The 1912 season was more forgettable, "capped" by a walloping by Christian Brothers College of St. Louis. Gem City was late arriving for the game due to a train wreck en route. Knowing they were late, the GCBC boys dressed on the train and shuttled to the game by auto, but did not organize which players took which car, so the first eleven to arrive took the field regardless of their ability or position. Football rules at the time allowed team captains to agree to shorten the game as darkness loomed and, in this case, they agreed to play seven-minute quarters. After CBC scored 34 points in the first fourteen minutes, the game was cut short due to darkness and futility.
As the decade marched on, vocational business studies increasingly became the province of women rather than men, reducing the pool of football players. GCBC dropped football by 1916, citing time away from studies as the primary factor. Still, GCBC sent basketball teams onto the court for many years after dropping football.

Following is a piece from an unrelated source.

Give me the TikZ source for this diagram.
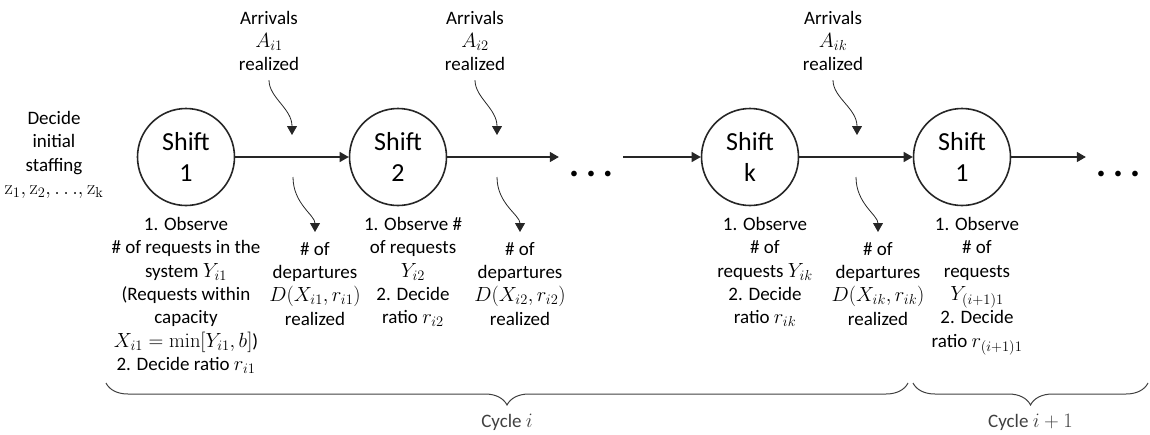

GCBC provided business education through the 1950s, taking a strategic turn in 1961 by purchasing the Horology Department (i.e., watch and clock making) of Bradley University. That move coincided with shortening the school name to Gem City College. Since acquiring a local beauty school in 1975, GCC has offered diplomas in both programs, but its days of football glory are long gone. Had society, the school, or football evolved differently, GCBC might have retained a spot in the sporting world, but that did not happen and their few moments of football glory are now largely forgotten.
Full disclosure: My lovely wife had the good fortune to grow up in Quincy. As a football history geek, I came across GCBC football team postcards over the years and finally decided to investigate what it was all about. Now you know the story as well.